Even well established resorts like the island’s Casa de Campo in La Romana is jumping on the boutique bandwagon as part of a huge expansion plan.
“We’re planning a 200 room hotel with a small beach and a five-star hotel with excellent facilities,” said Casa de Campo VP, Alfonso Paniaqua.
For those with privacy in mind, yet another option is going high-end in the D.R. with a private villa stay. Americans Dan and Ruthie Moller visited a nearby villa four years ago and decided to build one of their own. A $3 million, 18,000 square foot spread, complete with a private beach, will be ready later this year. They will use it as a family retreat, but also rent it out to other Americans for $15,000 a week — with a twist — the profits will fund a community center they’re building in a nearby town.
“It’s a place we can revisit and bring our family and come on a regular basis.
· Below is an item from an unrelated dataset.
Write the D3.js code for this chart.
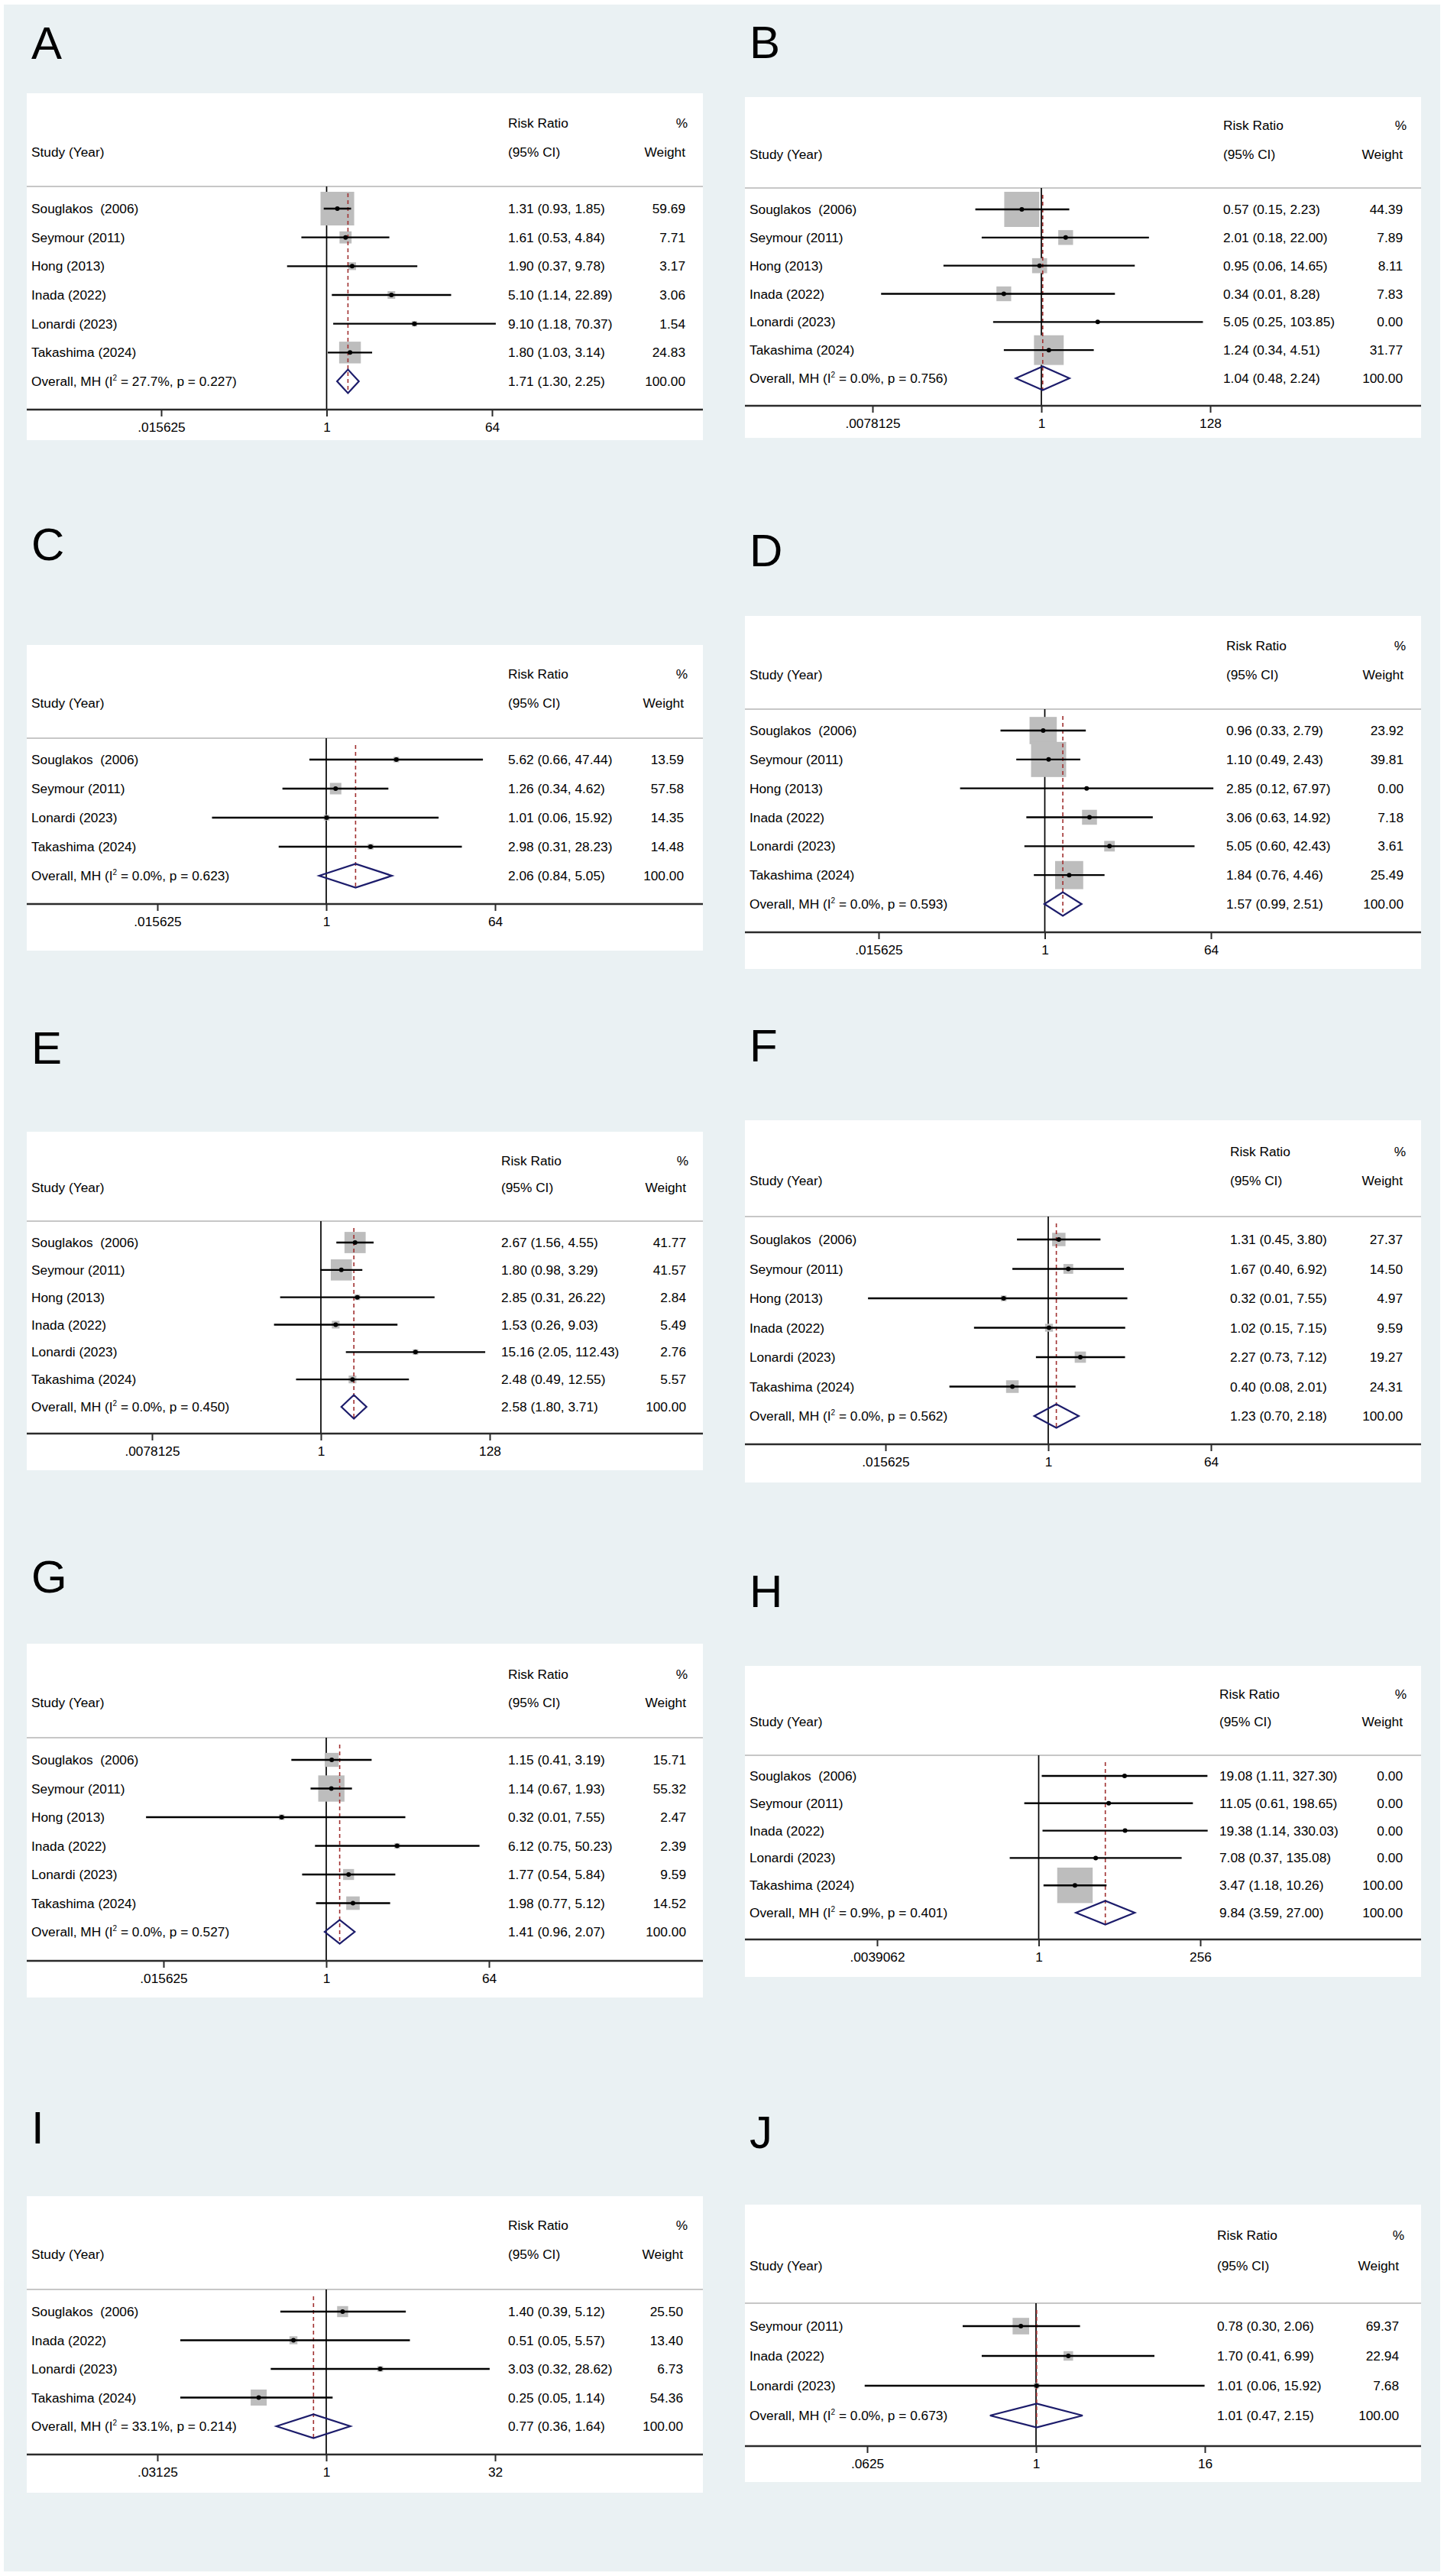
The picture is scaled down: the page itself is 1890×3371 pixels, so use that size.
<!DOCTYPE html>
<html>
<head>
<meta charset="utf-8">
<script src="https://cdn.jsdelivr.net/npm/d3@7"></script>
<style>
  html, body { margin: 0; padding: 0; background: #fff; }
  svg { display: block; }
  text { font-family: "Liberation Sans", Arial, sans-serif; fill: #000; white-space: pre; }
</style>
</head>
<body>
<svg id="chart" width="1890" height="3371"></svg>
<script>
// ---- data: one small array per panel, rows = [study, RR, lower, upper, % weight]
const panelLetters = ['A', 'B', 'C', 'D', 'E', 'F', 'G', 'H', 'I', 'J'];

const rowsA = [
  ['Souglakos  (2006)', 1.31, 0.93, 1.85, 59.69],
  ['Seymour (2011)', 1.61, 0.53, 4.84, 7.71],
  ['Hong (2013)', 1.90, 0.37, 9.78, 3.17],
  ['Inada (2022)', 5.10, 1.14, 22.89, 3.06],
  ['Lonardi (2023)', 9.10, 1.18, 70.37, 1.54],
  ['Takashima (2024)', 1.80, 1.03, 3.14, 24.83]
];
const rowsB = [
  ['Souglakos  (2006)', 0.57, 0.15, 2.23, 44.39],
  ['Seymour (2011)', 2.01, 0.18, 22.00, 7.89],
  ['Hong (2013)', 0.95, 0.06, 14.65, 8.11],
  ['Inada (2022)', 0.34, 0.01, 8.28, 7.83],
  ['Lonardi (2023)', 5.05, 0.25, 103.85, 0.00],
  ['Takashima (2024)', 1.24, 0.34, 4.51, 31.77]
];
const rowsC = [
  ['Souglakos  (2006)', 5.62, 0.66, 47.44, 13.59],
  ['Seymour (2011)', 1.26, 0.34, 4.62, 57.58],
  ['Lonardi (2023)', 1.01, 0.06, 15.92, 14.35],
  ['Takashima (2024)', 2.98, 0.31, 28.23, 14.48]
];
const rowsD = [
  ['Souglakos  (2006)', 0.96, 0.33, 2.79, 23.92],
  ['Seymour (2011)', 1.10, 0.49, 2.43, 39.81],
  ['Hong (2013)', 2.85, 0.12, 67.97, 0.00],
  ['Inada (2022)', 3.06, 0.63, 14.92, 7.18],
  ['Lonardi (2023)', 5.05, 0.60, 42.43, 3.61],
  ['Takashima (2024)', 1.84, 0.76, 4.46, 25.49]
];
const rowsE = [
  ['Souglakos  (2006)', 2.67, 1.56, 4.55, 41.77],
  ['Seymour (2011)', 1.80, 0.98, 3.29, 41.57],
  ['Hong (2013)', 2.85, 0.31, 26.22, 2.84],
  ['Inada (2022)', 1.53, 0.26, 9.03, 5.49],
  ['Lonardi (2023)', 15.16, 2.05, 112.43, 2.76],
  ['Takashima (2024)', 2.48, 0.49, 12.55, 5.57]
];
const rowsF = [
  ['Souglakos  (2006)', 1.31, 0.45, 3.80, 27.37],
  ['Seymour (2011)', 1.67, 0.40, 6.92, 14.50],
  ['Hong (2013)', 0.32, 0.01, 7.55, 4.97],
  ['Inada (2022)', 1.02, 0.15, 7.15, 9.59],
  ['Lonardi (2023)', 2.27, 0.73, 7.12, 19.27],
  ['Takashima (2024)', 0.40, 0.08, 2.01, 24.31]
];
const rowsG = [
  ['Souglakos  (2006)', 1.15, 0.41, 3.19, 15.71],
  ['Seymour (2011)', 1.14, 0.67, 1.93, 55.32],
  ['Hong (2013)', 0.32, 0.01, 7.55, 2.47],
  ['Inada (2022)', 6.12, 0.75, 50.23, 2.39],
  ['Lonardi (2023)', 1.77, 0.54, 5.84, 9.59],
  ['Takashima (2024)', 1.98, 0.77, 5.12, 14.52]
];
const rowsH = [
  ['Souglakos  (2006)', 19.08, 1.11, 327.30, 0.00],
  ['Seymour (2011)', 11.05, 0.61, 198.65, 0.00],
  ['Inada (2022)', 19.38, 1.14, 330.03, 0.00],
  ['Lonardi (2023)', 7.08, 0.37, 135.08, 0.00],
  ['Takashima (2024)', 3.47, 1.18, 10.26, 100.00]
];
const rowsI = [
  ['Souglakos  (2006)', 1.40, 0.39, 5.12, 25.50],
  ['Inada (2022)', 0.51, 0.05, 5.57, 13.40],
  ['Lonardi (2023)', 3.03, 0.32, 28.62, 6.73],
  ['Takashima (2024)', 0.25, 0.05, 1.14, 54.36]
];
const rowsJ = [
  ['Seymour (2011)', 0.78, 0.30, 2.06, 69.37],
  ['Inada (2022)', 1.70, 0.41, 6.99, 22.94],
  ['Lonardi (2023)', 1.01, 0.06, 15.92, 7.68]
];
const studyRows = [rowsA, rowsB, rowsC, rowsD, rowsE, rowsF, rowsG, rowsH, rowsI, rowsJ];

// pooled Mantel-Haenszel estimates
const overallRR = [1.71, 1.04, 2.06, 1.57, 2.58, 1.23, 1.41, 9.84, 0.77, 1.01];
const overallLo = [1.30, 0.48, 0.84, 0.99, 1.80, 0.70, 0.96, 3.59, 0.36, 0.47];
const overallHi = [2.25, 2.24, 5.05, 2.51, 3.71, 2.18, 2.07, 27.00, 1.64, 2.15];
const overallI2 = [27.7, 0.0, 0.0, 0.0, 0.0, 0.0, 0.0, 0.9, 33.1, 0.0];
const overallP = [0.227, 0.756, 0.623, 0.593, 0.450, 0.562, 0.527, 0.401, 0.214, 0.673];

// x axis ticks (log scale, base 2)
const tickValues = [
  [1 / 64, 1, 64], [1 / 128, 1, 128], [1 / 64, 1, 64], [1 / 64, 1, 64], [1 / 128, 1, 128],
  [1 / 64, 1, 64], [1 / 64, 1, 64], [1 / 256, 1, 256], [1 / 32, 1, 32], [1 / 16, 1, 16]
];
const tickLabels = [
  ['.015625', '1', '64'], ['.0078125', '1', '128'], ['.015625', '1', '64'], ['.015625', '1', '64'],
  ['.0078125', '1', '128'], ['.015625', '1', '64'], ['.015625', '1', '64'], ['.0039062', '1', '256'],
  ['.03125', '1', '32'], ['.0625', '1', '16']
];

// ---- panel geometry (px)
const layout = [
  { x0: 35,  x1: 920,  top: 122,  bottom: 576,  letterY: 77,   rrY: 167,  ciY: 205,  hline: 244,  row1: 273,  rowN: 499,  axisY: 536,  tickX: [211, 644],   textX: 665,  wRight: 897,  pRight: 900,  boxK: 5.7 },
  { x0: 975, x1: 1860, top: 127,  bottom: 573,  letterY: 76,   rrY: 170,  ciY: 208,  hline: 246,  row1: 274,  rowN: 495,  axisY: 531,  tickX: [1142, 1584], textX: 1601, wRight: 1836, pRight: 1841, boxK: 6.9 },
  { x0: 35,  x1: 920,  top: 844,  bottom: 1244, letterY: 733,  rrY: 888,  ciY: 926,  hline: 966,  row1: 994,  rowN: 1146, axisY: 1183, tickX: [206, 648],   textX: 665,  wRight: 895,  pRight: 900,  boxK: 1.98 },
  { x0: 975, x1: 1860, top: 806,  bottom: 1268, letterY: 741,  rrY: 851,  ciY: 889,  hline: 928,  row1: 956,  rowN: 1183, axisY: 1220, tickX: [1150, 1585], textX: 1605, wRight: 1837, pRight: 1840, boxK: 7.29 },
  { x0: 35,  x1: 920,  top: 1481, bottom: 1924, letterY: 1392, rrY: 1525, ciY: 1560, hline: 1598, row1: 1626, rowN: 1841, axisY: 1876, tickX: [199, 641],   textX: 656,  wRight: 898,  pRight: 901,  boxK: 4.29 },
  { x0: 975, x1: 1860, top: 1466, bottom: 1940, letterY: 1389, rrY: 1513, ciY: 1551, hline: 1592, row1: 1622, rowN: 1853, axisY: 1890, tickX: [1159, 1585], textX: 1610, wRight: 1836, pRight: 1840, boxK: 3.35 },
  { x0: 35,  x1: 920,  top: 2151, bottom: 2614, letterY: 2084, rrY: 2197, ciY: 2234, hline: 2274, row1: 2303, rowN: 2528, axisY: 2566, tickX: [214, 640],   textX: 665,  wRight: 898,  pRight: 900,  boxK: 4.62 },
  { x0: 975, x1: 1860, top: 2180, bottom: 2587, letterY: 2103, rrY: 2223, ciY: 2259, hline: 2297, row1: 2324, rowN: 2503, axisY: 2538, tickX: [1148, 1571], textX: 1596, wRight: 1836, pRight: 1841, boxK: 4.64 },
  { x0: 35,  x1: 920,  top: 2874, bottom: 3262, letterY: 2805, rrY: 2918, ciY: 2956, hline: 2996, row1: 3025, rowN: 3175, axisY: 3212, tickX: [206, 648],   textX: 665,  wRight: 894,  pRight: 900,  boxK: 2.85 },
  { x0: 975, x1: 1860, top: 2885, bottom: 3248, letterY: 2811, rrY: 2931, ciY: 2971, hline: 3014, row1: 3044, rowN: 3161, axisY: 3201, tickX: [1135, 1577], textX: 1593, wRight: 1831, pRight: 1838, boxK: 2.6 }
];

const FS = 17.3;
const svg = d3.select('#chart');

// light bluish graph region behind all panels
svg.append('rect')
  .attr('x', 5).attr('y', 6)
  .attr('width', 1880).attr('height', 3359)
  .attr('fill', '#eaf1f3');

const fmt2 = d3.format('.2f');

function drawPanel(i) {
  const L = layout[i];
  const rows = studyRows[i];
  const g = svg.append('g');

  const x = d3.scaleLog().base(2).domain([tickValues[i][0], tickValues[i][2]]).range(L.tickX);
  const y = d3.scalePoint().domain(d3.range(rows.length + 1)).range([L.row1, L.rowN]);
  const yOverall = y(rows.length);
  const dh = 15.5;

  // panel letter
  g.append('text')
    .attr('x', L.x0 + 6).attr('y', L.letterY)
    .attr('font-size', 60)
    .text(panelLetters[i]);

  // white plot region
  g.append('rect')
    .attr('x', L.x0).attr('y', L.top)
    .attr('width', L.x1 - L.x0).attr('height', L.bottom - L.top)
    .attr('fill', '#fff');

  // header
  const head = g.append('g').attr('font-size', FS);
  head.append('text').attr('x', L.x0 + 6).attr('y', L.ciY).text('Study (Year)');
  head.append('text').attr('x', L.textX).attr('y', L.rrY).text('Risk Ratio');
  head.append('text').attr('x', L.textX).attr('y', L.ciY).text('(95% CI)');
  head.append('text').attr('x', L.pRight).attr('y', L.rrY).attr('text-anchor', 'end').text('%');
  head.append('text').attr('x', L.wRight).attr('y', L.ciY).attr('text-anchor', 'end').text('Weight');

  g.append('line')
    .attr('x1', L.x0).attr('x2', L.x1)
    .attr('y1', L.hline).attr('y2', L.hline)
    .attr('stroke', '#b4b4b4').attr('stroke-width', 1.6);

  // line of no effect
  g.append('line')
    .attr('x1', x(1)).attr('x2', x(1))
    .attr('y1', L.hline).attr('y2', L.axisY)
    .attr('stroke', '#000').attr('stroke-width', 1.7);

  // weight boxes
  g.append('g').selectAll('rect')
    .data(rows.filter(d => d[4] > 0))
    .join('rect')
    .attr('x', d => x(d[1]) - L.boxK * Math.sqrt(d[4]) / 2)
    .attr('y', d => y(rows.indexOf(d)) - L.boxK * Math.sqrt(d[4]) / 2)
    .attr('width', d => L.boxK * Math.sqrt(d[4]))
    .attr('height', d => L.boxK * Math.sqrt(d[4]))
    .attr('fill', '#bdbdbd');

  // pooled estimate dashed line
  g.append('line')
    .attr('x1', x(overallRR[i])).attr('x2', x(overallRR[i]))
    .attr('y1', L.hline + 9).attr('y2', yOverall + dh)
    .attr('stroke', '#a03030').attr('stroke-width', 1.6)
    .attr('stroke-dasharray', '5,4');

  // confidence intervals
  g.append('g').selectAll('line')
    .data(rows)
    .join('line')
    .attr('x1', d => x(d[2])).attr('x2', d => x(d[3]))
    .attr('y1', (d, j) => y(j)).attr('y2', (d, j) => y(j))
    .attr('stroke', '#000').attr('stroke-width', 2.4);

  // point estimates
  g.append('g').selectAll('circle')
    .data(rows)
    .join('circle')
    .attr('cx', d => x(d[1])).attr('cy', (d, j) => y(j))
    .attr('r', 3).attr('fill', '#000');

  // pooled diamond
  const xs = [x(overallLo[i]), x(overallRR[i]), x(overallHi[i]), x(overallRR[i])];
  const ys = [yOverall, yOverall - dh, yOverall, yOverall + dh];
  g.append('path')
    .attr('d', d3.line()(xs.map((v, k) => [v, ys[k]])) + 'Z')
    .attr('fill', 'none')
    .attr('stroke', '#1c1c6b').attr('stroke-width', 2.2)
    .attr('stroke-linejoin', 'miter');

  // row texts
  const txt = g.append('g').attr('font-size', FS);
  rows.forEach((d, j) => {
    const yy = y(j);
    txt.append('text').attr('x', L.x0 + 6).attr('y', yy).attr('dy', '0.35em').text(d[0]);
    txt.append('text').attr('x', L.textX).attr('y', yy).attr('dy', '0.35em')
      .text(`${fmt2(d[1])} (${fmt2(d[2])}, ${fmt2(d[3])})`);
    txt.append('text').attr('x', L.wRight).attr('y', yy).attr('dy', '0.35em')
      .attr('text-anchor', 'end').text(fmt2(d[4]));
  });

  const ov = txt.append('text').attr('x', L.x0 + 6).attr('y', yOverall + 6);
  ov.append('tspan').text('Overall, MH (I');
  ov.append('tspan').attr('font-size', 10).attr('dy', -7).text('2');
  ov.append('tspan').attr('dy', 7).text(` = ${overallI2[i].toFixed(1)}%, p = ${overallP[i].toFixed(3)})`);
  txt.append('text').attr('x', L.textX).attr('y', yOverall).attr('dy', '0.35em')
    .text(`${fmt2(overallRR[i])} (${fmt2(overallLo[i])}, ${fmt2(overallHi[i])})`);
  txt.append('text').attr('x', L.wRight).attr('y', yOverall).attr('dy', '0.35em')
    .attr('text-anchor', 'end').text('100.00');

  // x axis
  g.append('line')
    .attr('x1', L.x0).attr('x2', L.x1)
    .attr('y1', L.axisY).attr('y2', L.axisY)
    .attr('stroke', '#2b2b2b').attr('stroke-width', 2.4);

  const axis = d3.axisBottom(x)
    .tickValues(tickValues[i])
    .tickFormat((v, k) => tickLabels[i][k])
    .tickSize(9)
    .tickSizeOuter(0)
    .tickPadding(8);

  const ax = g.append('g')
    .attr('transform', `translate(0,${L.axisY})`)
    .call(axis);
  ax.select('.domain').remove();
  ax.selectAll('.tick line').attr('stroke', '#2b2b2b').attr('stroke-width', 2);
  ax.selectAll('.tick text')
    .attr('font-size', FS)
    .attr('font-family', '"Liberation Sans", Arial, sans-serif')
    .attr('fill', '#000');
}

panelLetters.forEach((_, i) => drawPanel(i));
</script>
</body>
</html>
And, instead of just give and go, to actually be part of the community center, to get to know people, to understand their needs,” said Ruthie Miller.
The Dominican is a country of contrasts with the wealthy visitors and the struggling population. But, in recent years tourism and the massive construction it has generated has been raising the standard of living for many in the D.R.
Lisa Bommarito Kirkman of Sea Horse Ranch is supervising the building of this $5 million beachfront villa on the North Coast.
“Tourism started here sort of government oriented, so it was really basic hotels. Little by little, with private investments, we’re getting luxury hotels, luxury communities like this one. So, it is a trend and Americans are getting more and more demanding everyday with all the comforts, so this country has to keep up with it as well," said Kirkman.
With accommodations like these popping up across the country and views to match, it’s a trend likely to last.